淡心此文,真是写得非常的出色,我们一读及之,仿佛便有如何美丽、如何巧慧、如何恬雅、如何高洁的一个佳人儿出现于眼面前了。他们二人,既一个是才子,一个是佳人,又生在同一时代中,当然不见面则已,一见了面,就会如磁之引铁、珀之拾芥,自有一种缠绵固结之情发生了出来的。
张明弼(公亮)为小宛作传,记她与冒辟疆良晤之始,那一段文字最是确切不移,也最是美妙无比。文道:
“一日,姬方昼醉睡,闻冒子在门,其母亦慧倩,亟扶出,相见于曲栏花下。主宾双玉有光,若月流于堂户。已而四目瞪视,不发一语,盖辟疆心筹谓此入眼第一,可系红丝,而宛君则内语曰:‘吾静观之,得其神趣。此殆吾委心塌地处也。’但即欲自归恐太遽,遂如梦值故欢旧戚,两意融液,莫不举似,但连声顾其母曰:‘异人,异人!’”

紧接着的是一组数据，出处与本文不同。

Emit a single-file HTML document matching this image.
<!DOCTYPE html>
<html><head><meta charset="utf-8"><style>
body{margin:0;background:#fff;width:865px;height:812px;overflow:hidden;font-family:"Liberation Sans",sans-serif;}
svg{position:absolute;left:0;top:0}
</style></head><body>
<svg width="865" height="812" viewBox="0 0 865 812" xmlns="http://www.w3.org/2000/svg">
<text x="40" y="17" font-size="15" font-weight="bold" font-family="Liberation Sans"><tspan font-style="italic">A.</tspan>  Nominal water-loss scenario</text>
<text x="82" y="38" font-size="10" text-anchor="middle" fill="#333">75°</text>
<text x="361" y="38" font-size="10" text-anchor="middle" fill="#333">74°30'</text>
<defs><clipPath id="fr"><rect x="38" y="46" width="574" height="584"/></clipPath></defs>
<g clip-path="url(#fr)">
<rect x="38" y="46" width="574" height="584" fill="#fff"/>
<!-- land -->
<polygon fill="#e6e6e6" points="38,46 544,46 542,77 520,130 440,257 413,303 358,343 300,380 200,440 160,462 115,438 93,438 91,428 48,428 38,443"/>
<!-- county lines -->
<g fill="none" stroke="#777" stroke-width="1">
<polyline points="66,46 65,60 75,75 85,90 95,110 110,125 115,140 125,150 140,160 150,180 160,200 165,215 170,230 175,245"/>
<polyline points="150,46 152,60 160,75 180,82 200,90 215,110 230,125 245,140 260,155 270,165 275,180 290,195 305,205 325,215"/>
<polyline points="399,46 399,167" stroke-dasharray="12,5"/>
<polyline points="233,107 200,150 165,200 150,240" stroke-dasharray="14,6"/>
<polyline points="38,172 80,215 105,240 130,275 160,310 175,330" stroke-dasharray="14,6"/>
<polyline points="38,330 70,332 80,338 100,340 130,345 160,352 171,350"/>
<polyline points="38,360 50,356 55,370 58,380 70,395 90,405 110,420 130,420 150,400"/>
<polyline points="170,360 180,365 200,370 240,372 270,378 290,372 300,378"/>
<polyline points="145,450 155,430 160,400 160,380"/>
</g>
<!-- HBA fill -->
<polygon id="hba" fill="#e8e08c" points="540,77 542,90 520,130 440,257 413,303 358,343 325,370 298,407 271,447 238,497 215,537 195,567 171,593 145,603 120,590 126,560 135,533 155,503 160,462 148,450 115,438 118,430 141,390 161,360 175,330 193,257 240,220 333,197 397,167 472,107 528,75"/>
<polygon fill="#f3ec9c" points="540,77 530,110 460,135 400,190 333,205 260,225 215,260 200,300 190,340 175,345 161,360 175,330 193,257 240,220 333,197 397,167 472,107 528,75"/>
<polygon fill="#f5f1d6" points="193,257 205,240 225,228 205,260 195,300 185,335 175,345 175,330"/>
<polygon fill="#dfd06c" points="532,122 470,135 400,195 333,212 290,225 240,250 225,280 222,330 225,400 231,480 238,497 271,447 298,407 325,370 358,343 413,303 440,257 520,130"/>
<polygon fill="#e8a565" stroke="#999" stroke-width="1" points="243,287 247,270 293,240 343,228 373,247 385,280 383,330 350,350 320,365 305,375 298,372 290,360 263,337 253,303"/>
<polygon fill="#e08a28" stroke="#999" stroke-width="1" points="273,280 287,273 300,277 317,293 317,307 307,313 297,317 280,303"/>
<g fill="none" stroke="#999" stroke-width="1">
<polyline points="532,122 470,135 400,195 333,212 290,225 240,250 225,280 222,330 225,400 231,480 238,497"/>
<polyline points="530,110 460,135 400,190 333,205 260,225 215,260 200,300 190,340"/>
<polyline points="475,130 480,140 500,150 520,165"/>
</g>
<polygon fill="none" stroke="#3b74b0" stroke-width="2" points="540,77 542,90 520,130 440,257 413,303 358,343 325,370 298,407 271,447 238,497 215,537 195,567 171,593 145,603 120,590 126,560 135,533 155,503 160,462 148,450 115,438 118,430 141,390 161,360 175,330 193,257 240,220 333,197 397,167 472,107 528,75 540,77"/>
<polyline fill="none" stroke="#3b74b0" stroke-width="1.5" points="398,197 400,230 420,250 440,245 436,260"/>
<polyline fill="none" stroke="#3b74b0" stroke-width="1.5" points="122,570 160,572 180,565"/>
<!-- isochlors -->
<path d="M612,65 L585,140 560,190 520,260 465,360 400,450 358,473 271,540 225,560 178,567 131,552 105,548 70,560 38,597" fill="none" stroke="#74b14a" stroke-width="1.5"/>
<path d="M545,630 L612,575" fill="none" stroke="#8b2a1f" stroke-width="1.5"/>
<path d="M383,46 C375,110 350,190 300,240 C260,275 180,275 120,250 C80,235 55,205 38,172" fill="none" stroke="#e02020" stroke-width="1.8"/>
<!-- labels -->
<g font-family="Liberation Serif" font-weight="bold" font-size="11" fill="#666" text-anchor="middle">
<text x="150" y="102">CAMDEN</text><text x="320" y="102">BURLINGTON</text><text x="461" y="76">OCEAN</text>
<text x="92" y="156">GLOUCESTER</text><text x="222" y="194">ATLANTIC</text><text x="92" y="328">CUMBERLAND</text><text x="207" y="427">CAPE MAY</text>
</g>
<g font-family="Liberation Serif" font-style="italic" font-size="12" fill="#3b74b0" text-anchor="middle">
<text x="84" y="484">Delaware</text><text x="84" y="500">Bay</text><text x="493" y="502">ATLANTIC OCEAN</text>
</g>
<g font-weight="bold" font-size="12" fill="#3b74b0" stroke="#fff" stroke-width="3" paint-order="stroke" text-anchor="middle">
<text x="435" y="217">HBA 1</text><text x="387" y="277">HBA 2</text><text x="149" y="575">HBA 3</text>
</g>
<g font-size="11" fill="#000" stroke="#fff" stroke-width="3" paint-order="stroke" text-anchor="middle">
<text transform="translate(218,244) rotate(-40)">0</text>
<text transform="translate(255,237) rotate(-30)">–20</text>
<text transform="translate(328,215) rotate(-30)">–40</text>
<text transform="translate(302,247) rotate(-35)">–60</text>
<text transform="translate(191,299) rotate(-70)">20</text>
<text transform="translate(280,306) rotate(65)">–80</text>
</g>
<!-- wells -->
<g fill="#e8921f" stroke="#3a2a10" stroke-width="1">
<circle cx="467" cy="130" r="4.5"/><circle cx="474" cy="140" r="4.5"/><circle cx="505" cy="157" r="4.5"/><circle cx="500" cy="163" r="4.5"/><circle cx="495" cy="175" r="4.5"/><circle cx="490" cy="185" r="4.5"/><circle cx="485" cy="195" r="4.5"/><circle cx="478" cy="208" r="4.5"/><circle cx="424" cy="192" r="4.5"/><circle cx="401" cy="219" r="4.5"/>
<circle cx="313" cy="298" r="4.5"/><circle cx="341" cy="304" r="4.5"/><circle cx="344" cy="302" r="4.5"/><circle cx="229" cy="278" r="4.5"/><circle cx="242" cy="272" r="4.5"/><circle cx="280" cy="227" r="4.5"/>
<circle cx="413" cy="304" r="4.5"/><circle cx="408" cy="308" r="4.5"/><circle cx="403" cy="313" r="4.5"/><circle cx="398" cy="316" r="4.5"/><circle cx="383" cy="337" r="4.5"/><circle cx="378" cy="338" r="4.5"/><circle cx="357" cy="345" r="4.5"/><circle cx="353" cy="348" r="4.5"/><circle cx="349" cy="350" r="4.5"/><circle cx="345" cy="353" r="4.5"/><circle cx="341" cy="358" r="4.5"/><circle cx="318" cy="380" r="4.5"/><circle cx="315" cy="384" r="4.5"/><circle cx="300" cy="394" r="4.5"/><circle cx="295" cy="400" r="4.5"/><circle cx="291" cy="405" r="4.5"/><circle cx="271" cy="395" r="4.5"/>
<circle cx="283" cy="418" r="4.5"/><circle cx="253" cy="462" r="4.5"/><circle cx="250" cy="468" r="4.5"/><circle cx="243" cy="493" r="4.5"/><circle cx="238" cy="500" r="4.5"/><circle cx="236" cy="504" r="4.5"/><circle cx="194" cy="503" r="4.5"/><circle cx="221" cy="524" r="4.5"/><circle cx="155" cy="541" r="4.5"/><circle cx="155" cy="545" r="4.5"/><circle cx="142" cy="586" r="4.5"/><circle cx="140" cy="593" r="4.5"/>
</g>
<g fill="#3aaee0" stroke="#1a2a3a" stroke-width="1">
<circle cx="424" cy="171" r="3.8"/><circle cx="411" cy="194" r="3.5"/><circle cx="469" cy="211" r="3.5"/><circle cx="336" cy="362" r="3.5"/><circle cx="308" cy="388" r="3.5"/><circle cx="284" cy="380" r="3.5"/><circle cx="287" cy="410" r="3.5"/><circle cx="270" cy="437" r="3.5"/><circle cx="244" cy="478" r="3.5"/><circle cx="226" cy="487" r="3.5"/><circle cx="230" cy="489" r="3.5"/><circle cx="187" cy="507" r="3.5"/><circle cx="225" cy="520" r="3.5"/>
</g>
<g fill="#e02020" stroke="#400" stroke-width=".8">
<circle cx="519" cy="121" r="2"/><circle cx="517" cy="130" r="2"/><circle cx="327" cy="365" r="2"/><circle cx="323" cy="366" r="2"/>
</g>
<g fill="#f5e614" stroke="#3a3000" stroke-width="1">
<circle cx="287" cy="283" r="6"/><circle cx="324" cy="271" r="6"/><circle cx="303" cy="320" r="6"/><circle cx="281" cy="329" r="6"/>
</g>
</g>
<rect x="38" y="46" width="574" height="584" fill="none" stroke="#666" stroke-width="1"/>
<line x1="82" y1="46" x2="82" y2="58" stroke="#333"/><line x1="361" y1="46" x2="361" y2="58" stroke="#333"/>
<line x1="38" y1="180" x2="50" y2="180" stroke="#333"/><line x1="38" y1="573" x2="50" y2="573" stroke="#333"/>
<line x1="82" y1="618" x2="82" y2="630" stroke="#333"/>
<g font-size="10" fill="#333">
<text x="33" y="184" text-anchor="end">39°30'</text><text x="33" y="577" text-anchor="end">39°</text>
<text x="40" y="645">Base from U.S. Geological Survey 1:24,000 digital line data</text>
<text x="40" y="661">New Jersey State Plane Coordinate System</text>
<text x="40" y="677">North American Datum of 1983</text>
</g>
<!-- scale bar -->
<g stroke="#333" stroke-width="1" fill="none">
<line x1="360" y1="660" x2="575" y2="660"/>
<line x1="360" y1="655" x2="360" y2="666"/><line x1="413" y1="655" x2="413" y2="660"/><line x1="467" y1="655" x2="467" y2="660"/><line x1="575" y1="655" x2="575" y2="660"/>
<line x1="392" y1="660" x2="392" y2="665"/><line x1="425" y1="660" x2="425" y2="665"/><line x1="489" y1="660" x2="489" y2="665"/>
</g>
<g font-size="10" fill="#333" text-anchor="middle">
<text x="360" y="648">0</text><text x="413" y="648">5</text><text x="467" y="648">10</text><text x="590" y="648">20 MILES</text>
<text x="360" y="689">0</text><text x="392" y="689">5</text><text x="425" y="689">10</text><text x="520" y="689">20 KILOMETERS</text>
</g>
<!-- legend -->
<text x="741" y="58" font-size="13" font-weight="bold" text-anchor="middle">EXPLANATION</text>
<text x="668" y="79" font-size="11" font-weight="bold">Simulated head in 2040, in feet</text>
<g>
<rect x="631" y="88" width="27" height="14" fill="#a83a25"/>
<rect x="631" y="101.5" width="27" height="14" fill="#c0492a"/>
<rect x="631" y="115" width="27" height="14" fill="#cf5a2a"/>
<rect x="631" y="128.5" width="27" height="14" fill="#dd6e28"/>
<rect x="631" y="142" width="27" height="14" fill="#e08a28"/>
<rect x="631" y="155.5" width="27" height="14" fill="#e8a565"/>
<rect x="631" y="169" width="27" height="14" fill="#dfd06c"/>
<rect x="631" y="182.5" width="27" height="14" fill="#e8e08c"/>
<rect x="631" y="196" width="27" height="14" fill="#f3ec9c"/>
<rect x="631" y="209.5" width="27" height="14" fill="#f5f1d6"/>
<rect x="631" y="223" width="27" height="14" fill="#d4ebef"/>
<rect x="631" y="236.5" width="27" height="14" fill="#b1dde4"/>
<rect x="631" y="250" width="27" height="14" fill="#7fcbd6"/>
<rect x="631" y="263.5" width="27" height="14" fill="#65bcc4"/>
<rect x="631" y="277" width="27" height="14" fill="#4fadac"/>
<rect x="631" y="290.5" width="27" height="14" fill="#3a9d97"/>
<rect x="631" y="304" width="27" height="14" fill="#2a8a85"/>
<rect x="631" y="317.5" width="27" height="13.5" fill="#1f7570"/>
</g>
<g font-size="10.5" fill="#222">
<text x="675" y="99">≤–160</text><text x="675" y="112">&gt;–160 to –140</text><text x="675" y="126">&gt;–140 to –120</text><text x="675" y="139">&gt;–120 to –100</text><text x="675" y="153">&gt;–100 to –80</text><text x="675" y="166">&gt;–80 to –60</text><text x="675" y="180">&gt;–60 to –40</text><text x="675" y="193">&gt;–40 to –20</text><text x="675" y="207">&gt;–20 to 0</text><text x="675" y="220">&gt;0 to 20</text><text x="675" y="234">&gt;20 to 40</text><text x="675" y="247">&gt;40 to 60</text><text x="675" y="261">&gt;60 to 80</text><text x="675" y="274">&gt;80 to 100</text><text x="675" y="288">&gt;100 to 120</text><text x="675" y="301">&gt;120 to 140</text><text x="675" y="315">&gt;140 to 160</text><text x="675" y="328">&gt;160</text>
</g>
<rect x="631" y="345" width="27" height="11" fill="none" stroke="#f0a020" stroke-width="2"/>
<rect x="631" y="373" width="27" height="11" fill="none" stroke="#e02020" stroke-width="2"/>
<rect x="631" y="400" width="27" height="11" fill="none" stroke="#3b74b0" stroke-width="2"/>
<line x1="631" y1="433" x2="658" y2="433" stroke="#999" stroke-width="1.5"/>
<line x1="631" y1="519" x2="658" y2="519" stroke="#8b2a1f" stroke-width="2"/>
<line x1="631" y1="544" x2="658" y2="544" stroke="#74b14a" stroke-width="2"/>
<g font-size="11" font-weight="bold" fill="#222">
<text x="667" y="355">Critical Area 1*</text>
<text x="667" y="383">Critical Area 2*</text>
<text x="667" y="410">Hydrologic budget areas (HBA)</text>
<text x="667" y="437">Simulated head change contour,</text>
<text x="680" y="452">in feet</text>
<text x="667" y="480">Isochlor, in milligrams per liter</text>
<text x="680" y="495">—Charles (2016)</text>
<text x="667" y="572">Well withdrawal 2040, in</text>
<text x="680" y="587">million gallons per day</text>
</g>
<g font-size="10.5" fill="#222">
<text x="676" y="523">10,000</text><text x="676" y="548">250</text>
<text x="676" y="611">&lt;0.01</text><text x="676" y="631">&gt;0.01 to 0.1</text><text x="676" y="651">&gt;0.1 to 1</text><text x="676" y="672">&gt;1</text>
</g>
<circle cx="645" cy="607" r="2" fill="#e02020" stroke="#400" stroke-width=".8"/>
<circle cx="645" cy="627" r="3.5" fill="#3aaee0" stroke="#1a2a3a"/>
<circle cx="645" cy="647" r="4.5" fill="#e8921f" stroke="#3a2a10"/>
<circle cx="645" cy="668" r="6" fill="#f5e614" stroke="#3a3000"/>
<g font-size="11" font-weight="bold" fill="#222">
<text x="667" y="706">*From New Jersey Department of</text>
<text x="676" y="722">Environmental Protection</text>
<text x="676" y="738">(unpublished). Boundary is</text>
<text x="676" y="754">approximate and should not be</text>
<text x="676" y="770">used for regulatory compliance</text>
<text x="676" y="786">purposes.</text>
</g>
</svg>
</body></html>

但在《忆语》中述及这件事,却只淡淡的缀上了‘面晕浅春,缬眼流视,香姿玉色,神韵天然,懒慢不交一语”这几句话,又不说出他自己当时是如何的一种心情,就算已是过了门,然饶是如此,只要是略具会心的,就可瞧到了他们那一种一见情倾、相喻无言的情形呢。所以,他们在第二次湖楼夜晤的时候,就有上说不出的一种深情,流露于不自觉,如下面所记述的一种光景:
“舟过一桥,见小楼立水边。偶询游人:‘此何处?何人之居?’友以双成馆对。余三年积念,不禁狂喜,即停舟相访。友阻云:‘彼前亦为势家所惊,危病十有八日,母死,户不见客。’余强之上,叩门至再三,始启户,灯火阒如。宛转登楼,则药饵满几榻。姬沉吟询何来,余告以昔年曲栏醉晤人。姬忆,泪下曰:‘曩君屡过余,虽仅一见,余母恒背称君奇秀,为余惜不共君盘桓。今三年矣,余母新死,见君忆母,言犹在耳。今从何处来?’便强起,揭帷帐审视余,且移灯留榻上。谈有顷,余怜姬病,愿辞去。牵留之曰:‘我十有八日寝食俱废,沉沉若梦,惊魂不安。今一见君,便觉神怡气王。’旋命其家具酒食,饮榻前。姬辄进酒,屡别屡留,不使去。”